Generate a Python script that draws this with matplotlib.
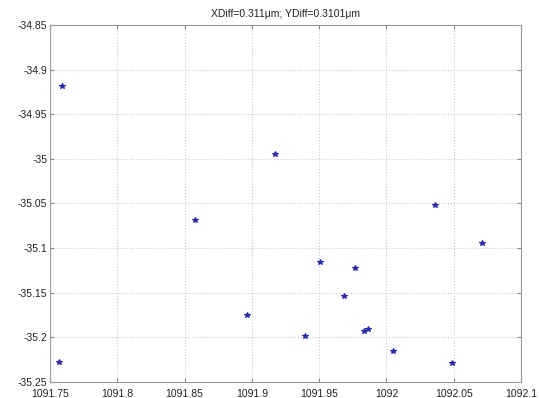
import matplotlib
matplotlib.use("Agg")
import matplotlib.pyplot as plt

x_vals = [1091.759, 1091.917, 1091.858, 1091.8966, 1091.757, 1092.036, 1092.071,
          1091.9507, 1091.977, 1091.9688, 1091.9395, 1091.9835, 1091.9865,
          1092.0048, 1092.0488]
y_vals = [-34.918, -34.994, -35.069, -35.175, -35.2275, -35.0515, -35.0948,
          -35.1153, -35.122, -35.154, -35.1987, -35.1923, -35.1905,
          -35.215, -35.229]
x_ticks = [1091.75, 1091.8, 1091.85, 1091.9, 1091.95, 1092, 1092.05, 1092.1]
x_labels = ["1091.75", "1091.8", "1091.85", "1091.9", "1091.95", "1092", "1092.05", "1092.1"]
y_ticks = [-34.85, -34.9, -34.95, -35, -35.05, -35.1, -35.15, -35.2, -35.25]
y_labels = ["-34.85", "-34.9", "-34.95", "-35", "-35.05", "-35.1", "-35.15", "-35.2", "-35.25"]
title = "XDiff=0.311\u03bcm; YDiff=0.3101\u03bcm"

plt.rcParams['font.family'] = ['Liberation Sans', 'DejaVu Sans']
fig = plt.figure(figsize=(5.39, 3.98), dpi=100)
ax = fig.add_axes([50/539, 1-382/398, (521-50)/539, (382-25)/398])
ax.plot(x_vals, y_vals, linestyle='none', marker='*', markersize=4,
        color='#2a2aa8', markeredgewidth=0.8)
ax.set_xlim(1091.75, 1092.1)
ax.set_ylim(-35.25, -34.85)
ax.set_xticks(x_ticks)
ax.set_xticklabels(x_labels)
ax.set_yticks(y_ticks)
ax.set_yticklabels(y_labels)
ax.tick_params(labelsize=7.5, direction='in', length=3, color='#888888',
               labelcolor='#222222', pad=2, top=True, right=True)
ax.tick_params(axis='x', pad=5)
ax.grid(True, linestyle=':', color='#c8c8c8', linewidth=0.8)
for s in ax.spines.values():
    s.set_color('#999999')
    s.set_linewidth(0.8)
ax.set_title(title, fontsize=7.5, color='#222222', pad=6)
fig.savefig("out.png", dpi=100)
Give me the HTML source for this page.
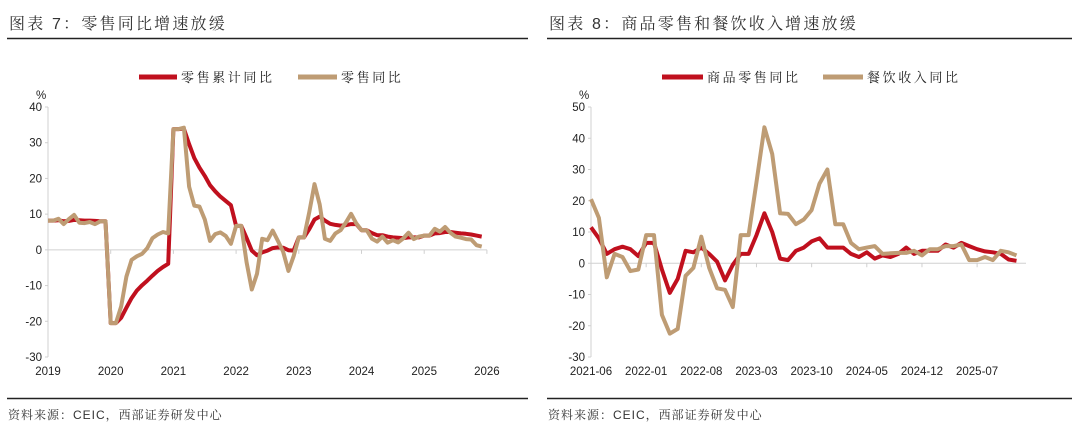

Written problem: How many lines of the listing include the string "matplotlib"? Answer with the number alone.

The answer: 4